Et Vous, vous l’avez, les Ashké, la peur de la maladie ? Tiens, même la grippe ! La maison est à l’arrêt. La Tunisie devrais-je dire. L’Univers. Visages figés. Ce silence lourd. La vie s’est arrêtée. Hey ! Personne n’est mort encore ! Mais les peurs séfarades, elles dépassent les autres. Certains mots sont tabous. Chez nous, les gens sont pas malades, ils sont fatigués.
Et contre ça, vous l’avez pas, le fil rouge ? Et le Pou Pou Pou ?

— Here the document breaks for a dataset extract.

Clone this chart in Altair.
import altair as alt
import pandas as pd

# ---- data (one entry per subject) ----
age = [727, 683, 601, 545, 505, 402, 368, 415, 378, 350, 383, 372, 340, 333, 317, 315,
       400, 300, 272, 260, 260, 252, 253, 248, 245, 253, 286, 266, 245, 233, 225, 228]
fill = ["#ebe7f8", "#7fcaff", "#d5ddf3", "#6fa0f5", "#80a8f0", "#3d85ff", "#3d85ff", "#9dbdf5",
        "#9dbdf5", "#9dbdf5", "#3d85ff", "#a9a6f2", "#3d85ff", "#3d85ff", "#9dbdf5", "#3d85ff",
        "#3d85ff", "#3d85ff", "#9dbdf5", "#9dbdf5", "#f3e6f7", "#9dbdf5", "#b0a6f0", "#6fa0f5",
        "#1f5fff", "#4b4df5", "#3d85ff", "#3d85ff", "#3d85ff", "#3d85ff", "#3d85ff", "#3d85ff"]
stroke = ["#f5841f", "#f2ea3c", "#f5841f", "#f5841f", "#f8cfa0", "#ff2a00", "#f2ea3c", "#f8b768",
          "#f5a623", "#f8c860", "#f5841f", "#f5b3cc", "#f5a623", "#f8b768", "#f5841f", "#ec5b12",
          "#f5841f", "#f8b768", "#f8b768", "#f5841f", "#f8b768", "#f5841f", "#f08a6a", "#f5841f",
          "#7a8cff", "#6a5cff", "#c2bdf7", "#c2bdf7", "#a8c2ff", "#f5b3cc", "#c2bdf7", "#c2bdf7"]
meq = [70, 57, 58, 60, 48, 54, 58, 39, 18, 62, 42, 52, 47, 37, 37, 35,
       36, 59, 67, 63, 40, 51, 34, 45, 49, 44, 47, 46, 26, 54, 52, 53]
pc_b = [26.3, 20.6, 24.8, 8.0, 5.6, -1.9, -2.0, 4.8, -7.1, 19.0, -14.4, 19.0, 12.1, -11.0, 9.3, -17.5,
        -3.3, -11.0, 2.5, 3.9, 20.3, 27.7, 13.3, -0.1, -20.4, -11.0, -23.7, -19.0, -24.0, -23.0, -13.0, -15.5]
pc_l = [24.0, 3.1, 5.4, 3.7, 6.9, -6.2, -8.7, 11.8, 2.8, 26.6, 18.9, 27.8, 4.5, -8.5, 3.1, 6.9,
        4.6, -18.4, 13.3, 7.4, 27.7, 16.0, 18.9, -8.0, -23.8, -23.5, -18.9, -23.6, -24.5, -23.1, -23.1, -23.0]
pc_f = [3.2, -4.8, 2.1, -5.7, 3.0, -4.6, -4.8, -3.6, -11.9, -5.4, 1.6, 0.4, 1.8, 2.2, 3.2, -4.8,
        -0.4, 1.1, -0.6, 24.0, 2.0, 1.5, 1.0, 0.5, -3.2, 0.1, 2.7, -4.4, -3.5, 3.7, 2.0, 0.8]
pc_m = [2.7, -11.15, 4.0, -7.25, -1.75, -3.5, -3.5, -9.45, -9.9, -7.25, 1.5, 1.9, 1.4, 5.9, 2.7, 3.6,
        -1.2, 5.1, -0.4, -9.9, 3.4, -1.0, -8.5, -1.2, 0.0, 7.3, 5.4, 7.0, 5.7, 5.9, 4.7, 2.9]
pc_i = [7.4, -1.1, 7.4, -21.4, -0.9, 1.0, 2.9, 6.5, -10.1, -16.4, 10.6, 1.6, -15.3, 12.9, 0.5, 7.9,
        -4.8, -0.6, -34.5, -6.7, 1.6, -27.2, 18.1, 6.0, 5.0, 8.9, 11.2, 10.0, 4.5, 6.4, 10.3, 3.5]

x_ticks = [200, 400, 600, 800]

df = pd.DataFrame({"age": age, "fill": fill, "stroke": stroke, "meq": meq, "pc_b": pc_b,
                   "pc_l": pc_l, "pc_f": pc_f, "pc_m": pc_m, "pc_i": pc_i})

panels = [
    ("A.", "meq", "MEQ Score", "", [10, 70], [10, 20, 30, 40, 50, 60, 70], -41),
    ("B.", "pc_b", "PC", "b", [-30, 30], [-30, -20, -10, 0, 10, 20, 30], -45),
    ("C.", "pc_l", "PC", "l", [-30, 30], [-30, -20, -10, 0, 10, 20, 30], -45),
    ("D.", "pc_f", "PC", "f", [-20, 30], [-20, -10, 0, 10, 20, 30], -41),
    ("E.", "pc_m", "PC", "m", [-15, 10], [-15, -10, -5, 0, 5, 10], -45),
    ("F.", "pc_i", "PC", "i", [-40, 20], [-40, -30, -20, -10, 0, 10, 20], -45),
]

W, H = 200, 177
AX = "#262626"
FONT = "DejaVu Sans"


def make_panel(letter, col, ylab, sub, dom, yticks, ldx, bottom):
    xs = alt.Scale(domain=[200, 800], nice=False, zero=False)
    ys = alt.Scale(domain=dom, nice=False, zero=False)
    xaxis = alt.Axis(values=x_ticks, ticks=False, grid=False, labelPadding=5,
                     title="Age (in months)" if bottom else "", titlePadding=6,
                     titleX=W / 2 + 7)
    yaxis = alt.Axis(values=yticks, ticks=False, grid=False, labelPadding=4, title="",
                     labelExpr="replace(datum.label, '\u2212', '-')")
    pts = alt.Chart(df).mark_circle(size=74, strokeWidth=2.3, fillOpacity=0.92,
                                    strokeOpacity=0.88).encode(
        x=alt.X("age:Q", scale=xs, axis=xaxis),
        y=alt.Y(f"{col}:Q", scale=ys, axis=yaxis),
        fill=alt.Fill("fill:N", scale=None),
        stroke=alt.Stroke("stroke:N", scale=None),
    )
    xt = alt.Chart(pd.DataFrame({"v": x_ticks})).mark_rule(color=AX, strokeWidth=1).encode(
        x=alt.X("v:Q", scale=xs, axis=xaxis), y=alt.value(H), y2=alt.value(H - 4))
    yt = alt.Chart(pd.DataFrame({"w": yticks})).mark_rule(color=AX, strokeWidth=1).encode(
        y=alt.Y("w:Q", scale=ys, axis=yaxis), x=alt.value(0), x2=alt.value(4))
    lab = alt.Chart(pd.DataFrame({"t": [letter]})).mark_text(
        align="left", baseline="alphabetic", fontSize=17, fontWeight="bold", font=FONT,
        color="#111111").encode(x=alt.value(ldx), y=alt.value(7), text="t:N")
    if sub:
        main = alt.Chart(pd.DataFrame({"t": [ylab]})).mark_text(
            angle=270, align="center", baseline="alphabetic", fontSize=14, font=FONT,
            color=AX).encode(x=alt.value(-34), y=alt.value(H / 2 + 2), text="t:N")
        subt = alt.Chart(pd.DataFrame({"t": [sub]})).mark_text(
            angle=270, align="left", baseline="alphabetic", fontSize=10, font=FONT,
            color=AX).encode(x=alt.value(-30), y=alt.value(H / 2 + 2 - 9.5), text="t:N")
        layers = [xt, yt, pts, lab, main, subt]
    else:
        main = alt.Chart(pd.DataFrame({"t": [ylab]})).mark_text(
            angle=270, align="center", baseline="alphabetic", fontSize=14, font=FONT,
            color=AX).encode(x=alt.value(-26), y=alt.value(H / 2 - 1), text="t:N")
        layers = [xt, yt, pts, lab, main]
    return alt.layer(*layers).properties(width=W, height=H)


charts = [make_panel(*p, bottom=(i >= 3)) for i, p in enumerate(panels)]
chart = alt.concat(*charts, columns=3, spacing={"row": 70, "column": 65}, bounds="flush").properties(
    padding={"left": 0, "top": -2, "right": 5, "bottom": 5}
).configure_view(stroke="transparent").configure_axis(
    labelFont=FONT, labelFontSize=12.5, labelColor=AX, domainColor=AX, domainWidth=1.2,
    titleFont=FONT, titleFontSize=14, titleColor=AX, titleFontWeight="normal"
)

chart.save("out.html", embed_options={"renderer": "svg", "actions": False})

On n’a pas ! On a juste la Main de Fatma. Celle qui écarte le mauvais œil. Si le voisin te dit combien il est beau ton enfant, Toi tu dis en pensée Poisson Poisson Poisson ou mieux encore Ni vu Ni connu, tu fais le Cinq Cinq Cinq.
S I L E N C E
Est-ce qu’on est pareilles, Toi et Moi ? Regarde Amir et puis Elie ?
Eh Attends, Sarah. Les Ashkés c’est pas que Des tourmentés Des blessés Des balafrés Des déglingués de la tête C’est aussi des vraies personnes qui comptent leurs neurones tous les matins et remercient Dieu Et sa femme de les avoir si largement pourvus.
Les Neu Quoi ?
Les Neu-ro-nes Sarah ! Ceux qui permettent d’assurer la Parnassa. Le 4 / 4 Et les vacances à Deauville !
Ah ? L’oseille ? Ben tu vois bien qu’on est pareilles ! On passera tous nos vacances ensemble. A FeujCity of course.